= Presbyterian Church of Africa =

Christian denomination

The Presbyterian Church of Africa was founded in 1898 by the Reverend Phambani Jeremiah Mzimba, who broke from the Church of Scotland. He broke away because of misunderstanding between the black and white clergy. He was born in Ngqakayi, and his father was a deacon in the Presbyterian Church. Mzimba become a pastor, and was ordained in 1875. He was sent to Scotland to the anniversary of the Free Church of Scotland, but later severed its ties with the denomination. In 1898 he founded his own independent Presbyterian church. He died in 1911. The first Synod was constituted in Alice, Cape Colony. Mzimba had a dispute with the Free Church of Scotland over land and over the use of money. The Presbyterian Church of Africa is a predominantly black church. It was a small group of churches with 2 presbyteries.

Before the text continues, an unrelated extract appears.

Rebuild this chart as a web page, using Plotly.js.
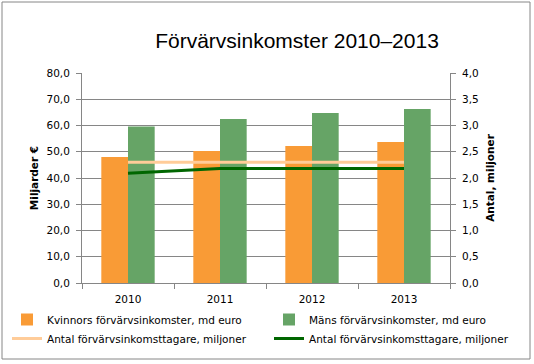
<!DOCTYPE html>
<html>
<head>
<meta charset="utf-8">
<script src="https://cdn.plot.ly/plotly-3.0.1.min.js"></script>
<style>html,body{margin:0;padding:0;background:#fff;}#chart{width:534px;height:364px;}</style>
</head>
<body>
<div id="chart"></div>
<script>
const years = ['2010', '2011', '2012', '2013'];
const womenIncome = [48.0, 50.3, 52.2, 53.7];
const menIncome = [59.6, 62.5, 64.8, 66.3];
const earnersLight = [2.30, 2.30, 2.30, 2.30];
const earnersDark = [2.09, 2.18, 2.18, 2.18];

const names = [
  'Kvinnors förvärvsinkomster, md euro',
  'Mäns förvärvsinkomster, md euro',
  'Antal förvärvsinkomsttagare, miljoner',
  'Antal förvärvsinkomsttagare, miljoner'
];

const L = 82, R = 450, T = 73, B = 283, W = 534, H = 364;
const px = x => (x - L) / (R - L);
const py = y => (B - y) / (B - T);

const traces = [
  {type: 'bar', x: years, y: womenIncome, name: names[0], marker: {color: '#F99B36'}, legend: 'legend'},
  {type: 'bar', x: years, y: menIncome, name: names[1], marker: {color: '#66A466'}, legend: 'legend2'},
  {type: 'scatter', mode: 'lines', x: years, y: earnersLight, name: names[2], yaxis: 'y2',
   line: {color: '#FFCC99', width: 3}, legend: 'legend'},
  {type: 'scatter', mode: 'lines', x: years, y: earnersDark, name: names[3], yaxis: 'y2',
   line: {color: '#006600', width: 3}, legend: 'legend2'}
];

const font = {family: 'DejaVu Sans, Verdana, sans-serif', size: 10.5, color: '#000'};

const legendBase = {orientation: 'v', xanchor: 'left', y: py(305), yanchor: 'top',
  traceorder: 'normal', font: font, bgcolor: 'rgba(0,0,0,0)', tracegroupgap: 0};

const layout = {
  width: W, height: H,
  margin: {l: L, r: W - R, t: T, b: H - B, pad: 0, autoexpand: false},
  paper_bgcolor: '#fff', plot_bgcolor: '#fff',
  separators: ', ',
  font: font,
  showlegend: true,
  barmode: 'group', bargap: 0.42, bargroupgap: 0,
  title: {text: 'Förvärvsinkomster 2010–2013', font: {family: 'Liberation Sans, Arial, sans-serif', size: 21, color: '#000'},
          x: 297 / W, xanchor: 'center', y: 1 - 41 / H, yanchor: 'middle'},
  xaxis: {type: 'category', showgrid: false, showline: true, linecolor: '#868686', linewidth: 1,
          ticks: 'outside', tickson: 'boundaries', ticklen: 5, tickcolor: '#868686',
          tickfont: font, zeroline: false, ticklabelstandoff: 6},
  yaxis: {range: [0, 80], dtick: 10, tickformat: '.1f', showgrid: true, gridcolor: '#868686', gridwidth: 1,
          showline: true, linecolor: '#868686', ticks: 'outside', ticklen: 5, tickcolor: '#868686',
          tickfont: font, zeroline: false, fixedrange: true, ticklabelstandoff: 4,
          title: {text: '<b>Miljarder €</b>', font: font, standoff: 5}},
  yaxis2: {range: [0, 4], dtick: 0.5, tickformat: '.1f', overlaying: 'y', side: 'right', showgrid: false,
           showline: true, linecolor: '#868686', ticks: 'outside', ticklen: 5, tickcolor: '#868686',
           tickfont: font, zeroline: false, ticklabelstandoff: 4,
           title: {text: '<b>Antal, miljoner</b>', font: font, standoff: 8}},
  legend: Object.assign({}, legendBase, {x: px(7)}),
  legend2: Object.assign({}, legendBase, {x: px(269)}),
  shapes: [
    {type: 'rect', xref: 'paper', yref: 'paper', x0: px(2), x1: px(530), y0: py(2), y1: py(359),
     line: {color: '#868686', width: 1}, fillcolor: 'rgba(0,0,0,0)', layer: 'below'}
  ]
};

Plotly.newPlot('chart', traces, layout, {displayModeBar: false, staticPlot: true});
</script>
</body>
</html>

The church grew steadily. It is one of the oldest independent churches in Africa.

Churches are located in Malawi, South Africa, Zambia, Zimbabwe. In Zimbabwe the church has one presbytery. The headquarters of the church is in South Africa. It has 9 presbyteries, and church membership is 3,400,000 with 9,000 congregations and 600 house fellowships.

The denomination affirms the Apostles Creed and Westminster Confession of Faith.

It is a member of the World Communion of Reformed Churches.